Technical Program

Paper Detail

Paper:	SLP-L2.3
Session:	Advances in Robust Speech Recognition
Time:	Tuesday, May 16, 14:40 - 15:00
Presentation:	Lecture
Topic:	Speech and Spoken Language Processing: Model-based robust Speech Recognition
Title:	HIDDEN SEMI-MARKOV MODEL BASED SPEECH RECOGNITION SYSTEM USING WEIGHTED FINITE-STATE TRANSDUCER
Authors:	Keiichiro Oura, Heiga Zen, Yoshihiko Nankaku, Akinobu Lee, Keiichi Tokuda, Nagoya Institute of Technology, Japan
Abstract:	In hidden Markov models (HMMs), state duration probabilities decrease exponentially with time. It would be inappropriate representation of temporal structure of speech.
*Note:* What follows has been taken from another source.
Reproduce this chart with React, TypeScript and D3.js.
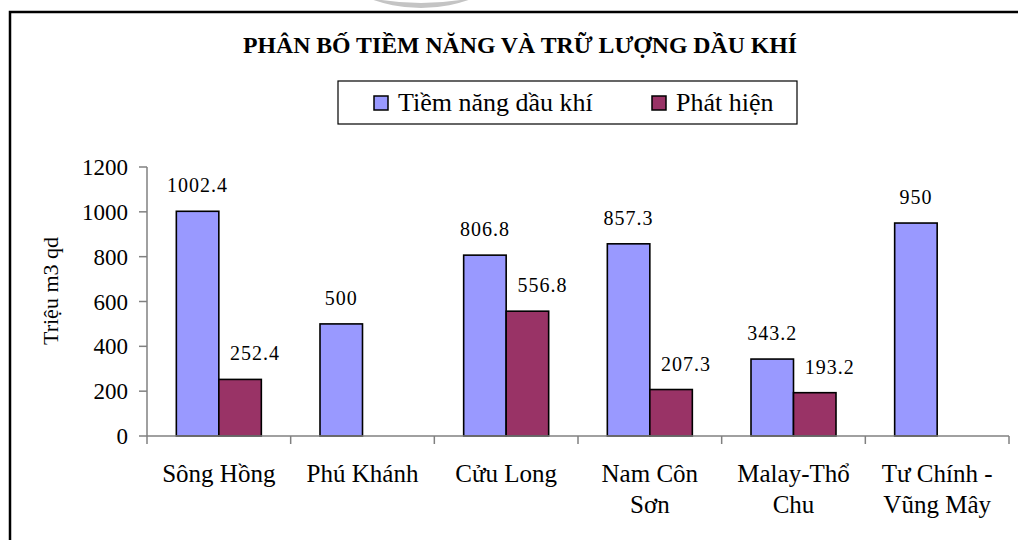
import React from "react";
import * as d3 from "d3";

const title = "PHÂN BỐ TIỀM NĂNG VÀ TRỮ LƯỢNG DẦU KHÍ";
const yAxisTitle = "Triệu m3 qd";
const categories = ["Sông Hồng", "Phú Khánh", "Cửu Long", "Nam Côn\nSơn", "Malay-Thổ\nChu", "Tư Chính -\nVũng Mây"];
const seriesNames = ["Tiềm năng dầu khí", "Phát hiện"];
const tiemNang: (number | null)[] = [1002.4, 500, 806.8, 857.3, 343.2, 950];
const phatHien: (number | null)[] = [252.4, null, 556.8, 207.3, 193.2, null];
const yTicks = [0, 200, 400, 600, 800, 1000, 1200];

const seriesColors = ["#9999FF", "#993366"];
const FONT = "'Liberation Serif', 'Times New Roman', serif";
const tstyle = { fontFamily: FONT } as React.CSSProperties;

export default function App() {
  const W = 1018, H = 540;
  const left = 147, right = 1009, top = 167, bottom = 436;
  const x = d3.scaleBand<string>().domain(categories).range([left, right]).paddingInner(0).paddingOuter(0);
  const y = d3.scaleLinear().domain([0, 1200]).range([bottom, top]);
  const band = x.bandwidth();
  const barW = 42.5;
  const off = (band - 2 * barW) / 2;
  const inner = d3.scaleBand<number>().domain([0, 1]).range([off, off + 2 * barW]);
  const series = [tiemNang, phatHien];
  const labelDx = [0, 15];
  const boundaries = d3.range(categories.length + 1).map((i) => left + i * band);

  return (
    <svg width={W} height={H} style={{ position: "absolute", left: 0, top: 0, background: "#fff", fontFamily: FONT }}>
      {/* watermark remnant */}
      <circle cx={421} cy={-137} r={145} fill="#c4c4c4" />
      <circle cx={421} cy={-258} r={261} fill="#fff" />
      {/* outer border */}
      <rect x={10} y={12} width={1040} height={560} fill="none" stroke="#000" strokeWidth={2.5} />
      {/* title */}
      <text x={520} y={53} textAnchor="middle" fontSize={24} fontWeight="bold" textLength={554} lengthAdjust="spacingAndGlyphs" style={tstyle}>{title}</text>
      {/* legend */}
      <rect x={338} y={81} width={459} height={43} fill="#fff" stroke="#000" strokeWidth={1.2} />
      {seriesNames.map((name, i) => {
        const lx = i === 0 ? 374 : 652;
        return (
          <g key={name}>
            <rect x={lx} y={96} width={14} height={14} fill={seriesColors[i]} stroke="#000" strokeWidth={1.5} />
            <text x={lx + 24} y={111} fontSize={26} style={tstyle}>{name}</text>
          </g>
        );
      })}
      {/* y axis title */}
      <text transform={`translate(58,291) rotate(-90)`} textAnchor="middle" fontSize={22} style={tstyle}>{yAxisTitle}</text>
      {/* bars */}
      {series.map((vals, s) =>
        vals.map((v, i) => {
          if (v == null) return null;
          const bx = (x(categories[i]) as number) + (inner(s) as number);
          return (
            <rect key={`b${s}-${i}`} x={bx} y={y(v)} width={barW} height={bottom - y(v)} fill={seriesColors[s]} stroke="#000" strokeWidth={1.6} />
          );
        })
      )}
      {/* axes */}
      <line x1={left} x2={left} y1={top} y2={bottom} stroke="#808080" strokeWidth={1.5} />
      {yTicks.map((t) => (
        <g key={`yt${t}`}>
          <line x1={left - 8} x2={left} y1={y(t)} y2={y(t)} stroke="#808080" strokeWidth={1.5} />
          <text x={left - 19} y={y(t) + 8} textAnchor="end" fontSize={23} style={tstyle}>{t}</text>
        </g>
      ))}
      <line x1={left} x2={right} y1={bottom} y2={bottom} stroke="#808080" strokeWidth={1.5} />
      {boundaries.map((bx, i) => (
        <line key={`xt${i}`} x1={bx} x2={bx} y1={bottom} y2={bottom + 8} stroke="#808080" strokeWidth={1.5} />
      ))}
      {/* category labels */}
      {categories.map((c) => {
        const cx = (x(c) as number) + band / 2;
        return (
          <text key={c} x={cx} y={482} textAnchor="middle" fontSize={25} style={tstyle}>
            {c.split("\n").map((line, li) => (
              <tspan key={li} x={cx} dy={li === 0 ? 0 : 31}>{line}</tspan>
            ))}
          </text>
        );
      })}
      {/* data labels */}
      {series.map((vals, s) =>
        vals.map((v, i) => {
          if (v == null) return null;
          const cx = (x(categories[i]) as number) + (inner(s) as number) + barW / 2 + labelDx[s];
          return (
            <text key={`l${s}-${i}`} x={cx} y={y(v) - 19} textAnchor="middle" fontSize={20} letterSpacing={1} style={tstyle}>{String(v)}</text>
          );
        })
      )}
    </svg>
  );
}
One of the solutions for this problem is integrating state duration probability distributions explicitly into the HMM. This form is known as a hidden semi-Markov model (HSMM). Although a number of attempts to use explicit duration models in speech recognition systems have been proposed, they are not consistent because various approximations were used in both training and decoding. In the present paper, a fully consistent speech recognition system based on the HSMM framework is proposed. In a speaker-dependent continuous speech recognition experiment, HSMM-based speech recognition system achieved about 5.9% relative error reduction over the corresponding HMM-based one.